At this point Maria asked if she could take a picture of the mother working on her handicrafts. She said yes. Up until now, I had not taken out my camera, for fear of further "westernizing" this village. However, after seeing the DVD player that morning, and noticing the satellite dish in another yard, I decided my little digital camera was not going to corrupt them more than they had already been "corrupted."
The fun began when I showed them the picture I had taken – immediately the little kids were enthralled and I could see that even the mother and grandmother were having fun looking at their pictures. I had not seen any pictures in the house, and wasn’t sure if the family even had photographs of themselves. At this point the grandmother offered to let us try on her traditional Akha clothing. Most of the villagers don’t wear the traditional clothes except on special occasions (we'd only see a few of the older women wearing them) so we were thrilled.
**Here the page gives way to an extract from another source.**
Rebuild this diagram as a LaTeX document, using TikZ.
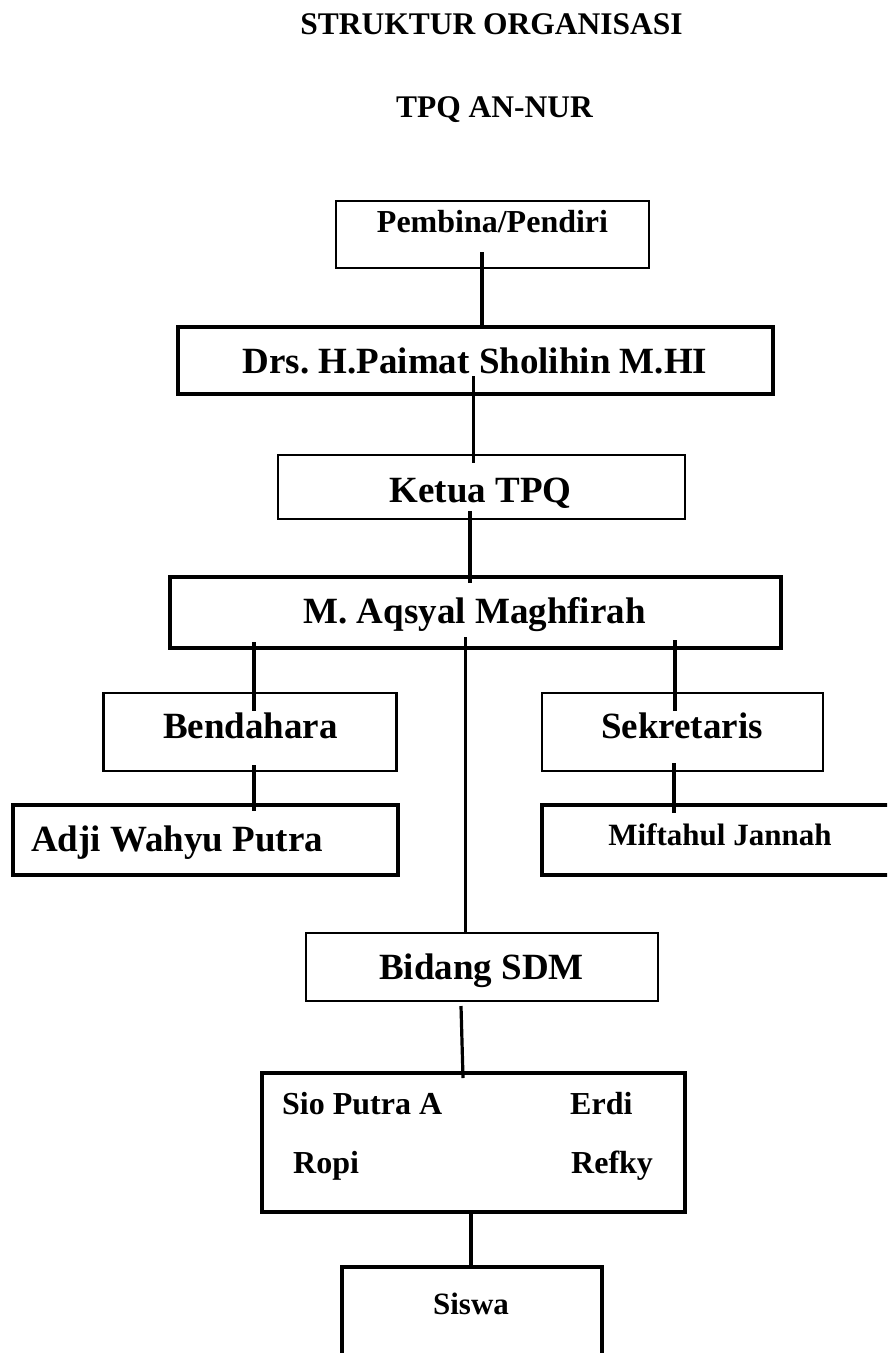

Ten minutes later Maria was dressed from head to waist in traditional Akha fashion and was posing for a picture. Then came my turn. Then the little kids wanted to try on their grandmother’s headdress. Then the mother asked if I would take her picture. Then the grandmother. The entire afternoon was spent playing dress up – but instead of dolls we were dressing up each other - even the neighbors took part. After each picture everyone would crowd around the camera to see what the pictures looked like – laughing and joking. I promised to send copies of the pictures back to them.
The next morning, after breakfast, we packed out bags to leave. The mother gave us each a bracelet and a necklace, and as we walked out the door, a hard boiled egg. We were perplexed by the egg but thanked her profusely for it.
Upon arrival back at the volunteer clubhouse, we excitedly exchanged stories with the other volunteers. All of us had wonderful homestay experiences – and all were completely varied - one couple had even gone to a village meeting. The homestay was a breath of fresh air for the group and we were all renewed with energy to try and turn the program around - actually DO something for our last week. Though we asked around, no one else received eggs, so Maria and I are still unsure if the gift was symbol or just "food for the road."
That weekend the volunteers took a trip to the city of Chiang Rai, and so I was able to get the pictures printed right away. We wanted to give them to the family in person, instead of mailing them later. The night before we left the village, Maria and I dropped by the house and gave them the pictures. For a good 10 minutes, we were invisible as the whole family crowded around the pictures, laughing and pointing. We said our goodbyes and as best as we could expressed that we were leaving. They asked if we were coming back and I told them as honestly as I could that I didn't know - but that I hoped so. Even though the volunteer experience was a bit of a disaster (more on that later) the homestay was easily the best part of the two weeks - and I truely hope that one day I would be able to come back and visit again.